EXERCISE =
Copy the data below exactly, omitting any picture it contains.

- - - - - - -

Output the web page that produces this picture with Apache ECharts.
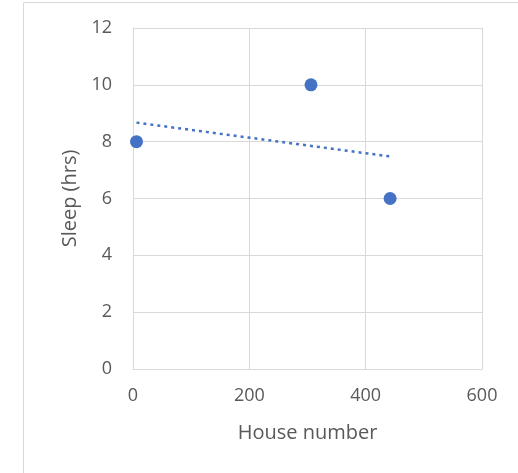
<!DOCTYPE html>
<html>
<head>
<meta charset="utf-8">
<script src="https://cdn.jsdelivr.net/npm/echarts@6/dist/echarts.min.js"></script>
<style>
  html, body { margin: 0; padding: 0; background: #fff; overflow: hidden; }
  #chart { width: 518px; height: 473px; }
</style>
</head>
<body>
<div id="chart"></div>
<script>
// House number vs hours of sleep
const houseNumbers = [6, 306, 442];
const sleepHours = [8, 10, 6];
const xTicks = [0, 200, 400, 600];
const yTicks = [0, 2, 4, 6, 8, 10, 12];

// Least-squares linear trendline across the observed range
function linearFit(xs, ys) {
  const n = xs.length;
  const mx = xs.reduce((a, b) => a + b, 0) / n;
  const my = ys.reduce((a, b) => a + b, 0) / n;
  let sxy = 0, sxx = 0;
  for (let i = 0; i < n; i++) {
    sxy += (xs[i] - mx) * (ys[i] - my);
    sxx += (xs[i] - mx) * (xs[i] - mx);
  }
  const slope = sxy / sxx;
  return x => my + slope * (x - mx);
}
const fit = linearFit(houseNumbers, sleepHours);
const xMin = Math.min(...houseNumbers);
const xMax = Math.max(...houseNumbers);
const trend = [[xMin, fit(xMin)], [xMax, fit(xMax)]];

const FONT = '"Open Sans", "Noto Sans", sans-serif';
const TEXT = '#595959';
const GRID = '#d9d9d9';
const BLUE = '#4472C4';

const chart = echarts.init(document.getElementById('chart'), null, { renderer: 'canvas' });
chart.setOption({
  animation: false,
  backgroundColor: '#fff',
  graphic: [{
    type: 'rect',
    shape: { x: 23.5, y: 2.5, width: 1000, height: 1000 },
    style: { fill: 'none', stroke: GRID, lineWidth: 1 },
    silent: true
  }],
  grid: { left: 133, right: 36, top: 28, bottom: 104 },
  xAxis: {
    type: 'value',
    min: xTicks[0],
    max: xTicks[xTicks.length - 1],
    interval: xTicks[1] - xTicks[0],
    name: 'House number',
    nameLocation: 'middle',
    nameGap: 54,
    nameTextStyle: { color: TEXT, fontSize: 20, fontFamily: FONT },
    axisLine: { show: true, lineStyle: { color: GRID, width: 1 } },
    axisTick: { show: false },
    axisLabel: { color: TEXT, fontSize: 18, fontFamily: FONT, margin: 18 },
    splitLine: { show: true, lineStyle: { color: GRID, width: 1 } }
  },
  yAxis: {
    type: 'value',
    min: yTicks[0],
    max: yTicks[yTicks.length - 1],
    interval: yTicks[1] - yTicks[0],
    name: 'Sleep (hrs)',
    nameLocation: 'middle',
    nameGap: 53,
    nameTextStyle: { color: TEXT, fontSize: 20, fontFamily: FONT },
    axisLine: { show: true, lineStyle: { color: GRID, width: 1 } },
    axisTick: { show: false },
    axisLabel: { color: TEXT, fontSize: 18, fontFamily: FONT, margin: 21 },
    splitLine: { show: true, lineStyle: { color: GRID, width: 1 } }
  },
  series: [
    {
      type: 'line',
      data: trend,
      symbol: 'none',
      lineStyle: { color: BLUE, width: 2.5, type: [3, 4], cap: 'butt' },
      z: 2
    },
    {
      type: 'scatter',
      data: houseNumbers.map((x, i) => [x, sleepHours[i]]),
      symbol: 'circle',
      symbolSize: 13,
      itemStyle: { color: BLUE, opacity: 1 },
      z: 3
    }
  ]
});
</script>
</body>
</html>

- - - - - - -

THE RESPONSE =
Output the web page that produces this picture with Apache ECharts.
<!DOCTYPE html>
<html>
<head>
<meta charset="utf-8">
<script src="https://cdn.jsdelivr.net/npm/echarts@6/dist/echarts.min.js"></script>
<style>
  html, body { margin: 0; padding: 0; background: #fff; overflow: hidden; }
  #chart { width: 518px; height: 473px; }
</style>
</head>
<body>
<div id="chart"></div>
<script>
// House number vs hours of sleep
const houseNumbers = [6, 306, 442];
const sleepHours = [8, 10, 6];
const xTicks = [0, 200, 400, 600];
const yTicks = [0, 2, 4, 6, 8, 10, 12];

// Least-squares linear trendline across the observed range
function linearFit(xs, ys) {
  const n = xs.length;
  const mx = xs.reduce((a, b) => a + b, 0) / n;
  const my = ys.reduce((a, b) => a + b, 0) / n;
  let sxy = 0, sxx = 0;
  for (let i = 0; i < n; i++) {
    sxy += (xs[i] - mx) * (ys[i] - my);
    sxx += (xs[i] - mx) * (xs[i] - mx);
  }
  const slope = sxy / sxx;
  return x => my + slope * (x - mx);
}
const fit = linearFit(houseNumbers, sleepHours);
const xMin = Math.min(...houseNumbers);
const xMax = Math.max(...houseNumbers);
const trend = [[xMin, fit(xMin)], [xMax, fit(xMax)]];

const FONT = '"Open Sans", "Noto Sans", sans-serif';
const TEXT = '#595959';
const GRID = '#d9d9d9';
const BLUE = '#4472C4';

const chart = echarts.init(document.getElementById('chart'), null, { renderer: 'canvas' });
chart.setOption({
  animation: false,
  backgroundColor: '#fff',
  graphic: [{
    type: 'rect',
    shape: { x: 23.5, y: 2.5, width: 1000, height: 1000 },
    style: { fill: 'none', stroke: GRID, lineWidth: 1 },
    silent: true
  }],
  grid: { left: 133, right: 36, top: 28, bottom: 104 },
  xAxis: {
    type: 'value',
    min: xTicks[0],
    max: xTicks[xTicks.length - 1],
    interval: xTicks[1] - xTicks[0],
    name: 'House number',
    nameLocation: 'middle',
    nameGap: 54,
    nameTextStyle: { color: TEXT, fontSize: 20, fontFamily: FONT },
    axisLine: { show: true, lineStyle: { color: GRID, width: 1 } },
    axisTick: { show: false },
    axisLabel: { color: TEXT, fontSize: 18, fontFamily: FONT, margin: 18 },
    splitLine: { show: true, lineStyle: { color: GRID, width: 1 } }
  },
  yAxis: {
    type: 'value',
    min: yTicks[0],
    max: yTicks[yTicks.length - 1],
    interval: yTicks[1] - yTicks[0],
    name: 'Sleep (hrs)',
    nameLocation: 'middle',
    nameGap: 53,
    nameTextStyle: { color: TEXT, fontSize: 20, fontFamily: FONT },
    axisLine: { show: true, lineStyle: { color: GRID, width: 1 } },
    axisTick: { show: false },
    axisLabel: { color: TEXT, fontSize: 18, fontFamily: FONT, margin: 21 },
    splitLine: { show: true, lineStyle: { color: GRID, width: 1 } }
  },
  series: [
    {
      type: 'line',
      data: trend,
      symbol: 'none',
      lineStyle: { color: BLUE, width: 2.5, type: [3, 4], cap: 'butt' },
      z: 2
    },
    {
      type: 'scatter',
      data: houseNumbers.map((x, i) => [x, sleepHours[i]]),
      symbol: 'circle',
      symbolSize: 13,
      itemStyle: { color: BLUE, opacity: 1 },
      z: 3
    }
  ]
});
</script>
</body>
</html>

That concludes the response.